Lushefski pleaded guilty April 1 to summary charges that he dumped personal garbage into a district Dumpster without permission.

The big decision for the board may be whether the guilty plea strips Lushefski of any right to contractual benefits such as accumulated sick time.

Lushefski, 53, was cited in March with two counts of diversion of services. According to the citations issue by Larksville police, Lushefski put personal garbage in a Dumpster located at State Street Elementary on Feb. 19 and Feb. 25 without district permission.

Lushefski, of Plymouth, pleaded guilty to both charges on April 1 before District Judge David Barilla, according to court documents. District Superintendent Chuck Suppon said Lushefski was suspended without pay prior to the plea.
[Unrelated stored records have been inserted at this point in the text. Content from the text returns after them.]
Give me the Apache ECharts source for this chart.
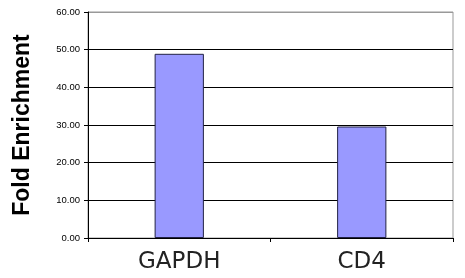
<!DOCTYPE html>
<html><head><meta charset="utf-8">
<script src="https://cdn.jsdelivr.net/npm/echarts@6/dist/echarts.min.js"></script>
<style>html,body{margin:0;padding:0;background:#fff}#c{width:465px;height:278px}</style>
</head><body><div id="c"></div>
<script>
const categories = ['GAPDH', 'CD4'];
const values = [48.9, 29.6];
const yTicks = [0, 10, 20, 30, 40, 50, 60];
const yTitle = 'Fold Enrichment';

const chart = echarts.init(document.getElementById('c'), null, {renderer: 'canvas'});
chart.setOption({
  animation: false,
  backgroundColor: '#fff',
  grid: {left: 88, right: 12, top: 12, bottom: 40, show: true, borderColor: '#999', borderWidth: 1,
    containLabel: false, outerBoundsMode: 'none'},
  xAxis: {
    type: 'category', data: categories,
    axisLine: {lineStyle: {color: '#000', width: 1}},
    axisTick: {show: true, alignWithLabel: false, length: 4, lineStyle: {color: '#000'}},
    axisLabel: {color: '#222', fontFamily: 'DejaVu Sans', fontSize: 23, margin: 13}
  },
  yAxis: {
    type: 'value', min: yTicks[0], max: yTicks[yTicks.length - 1], interval: 10,
    name: yTitle, nameLocation: 'middle', nameGap: 54,
    nameTextStyle: {fontFamily: 'Liberation Sans', fontWeight: 'bold', fontSize: 23, color: '#000'},
    axisLine: {show: true, lineStyle: {color: '#000', width: 1}},
    axisTick: {show: true, length: 4, lineStyle: {color: '#000'}},
    axisLabel: {color: '#000', fontFamily: 'Liberation Sans', fontSize: 9.5, margin: 8,
      formatter: v => v.toFixed(2)},
    splitLine: {show: true, lineStyle: {color: ['#000', '#000', '#000', '#000', '#000', '#000', '#999'], width: 1}}
  },
  series: [{
    type: 'bar', data: values, barWidth: '27%',
    itemStyle: {color: '#9999FF', borderColor: '#222244', borderWidth: 1}
  }]
});
</script></body></html>
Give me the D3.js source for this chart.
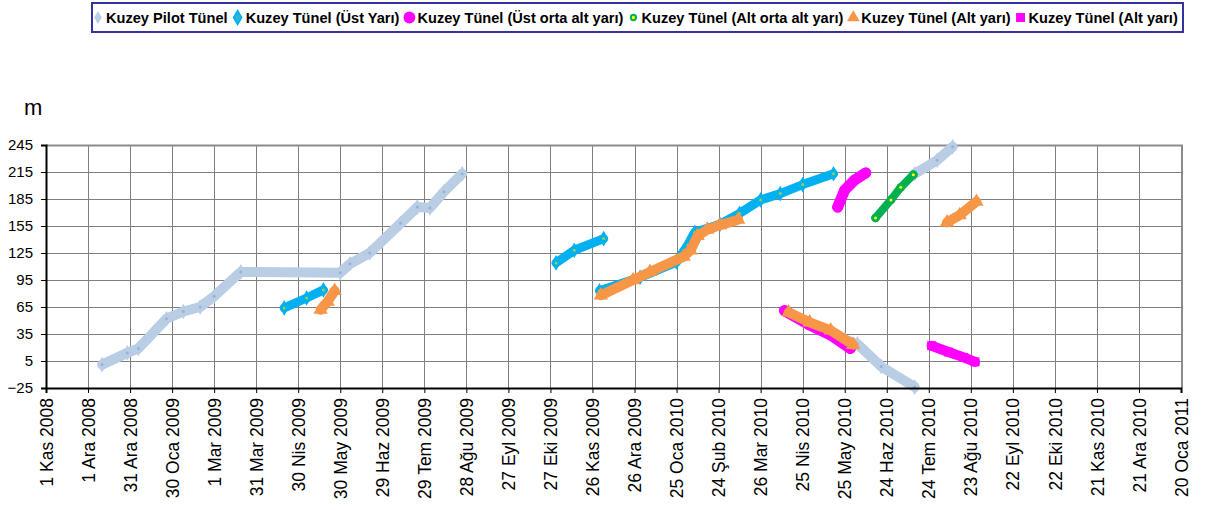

Suppon said the board also conducted a Loudermill Hearing — part of state-mandated due process for a government employee prior to removing or otherwise impacting employee rights. Suppon couldn’t recall the date of the hearing.

An attempt to reach board President Gordon Dussinger on Tuesday failed, but Vice President Joe Mazur said that, while action on Lushefski’s employment status was not on the meeting agenda he had seen, he expected it to come up in executive session held before tonight’s meeting. If so, the board would have to take any official action during the public portion of the meeting.

“My vote is to remove him,” Mazur said. “I can’t see any board member voting to keep a person who actually admitted committing a crime.”

Mazur said he would prefer Lushefski not receive any contractual benefits if he is fired, and that several other members felt the same way, but added that the board has not discussed the matter yet.

But board Solicitor Michael Hudacek said the crime may not rise to the level needed to strip Lushefski of such benefits.

“My reading is that he may be entitled to benefits if it’s only a minor crime,” Hudacek said, adding that the plea was to summary offenses, not felonies.

Hudacek said the legal aspects of the case were being handled by labor attorney Richard Goldberg. A call to Goldberg Tuesday afternoon was not immediately returned.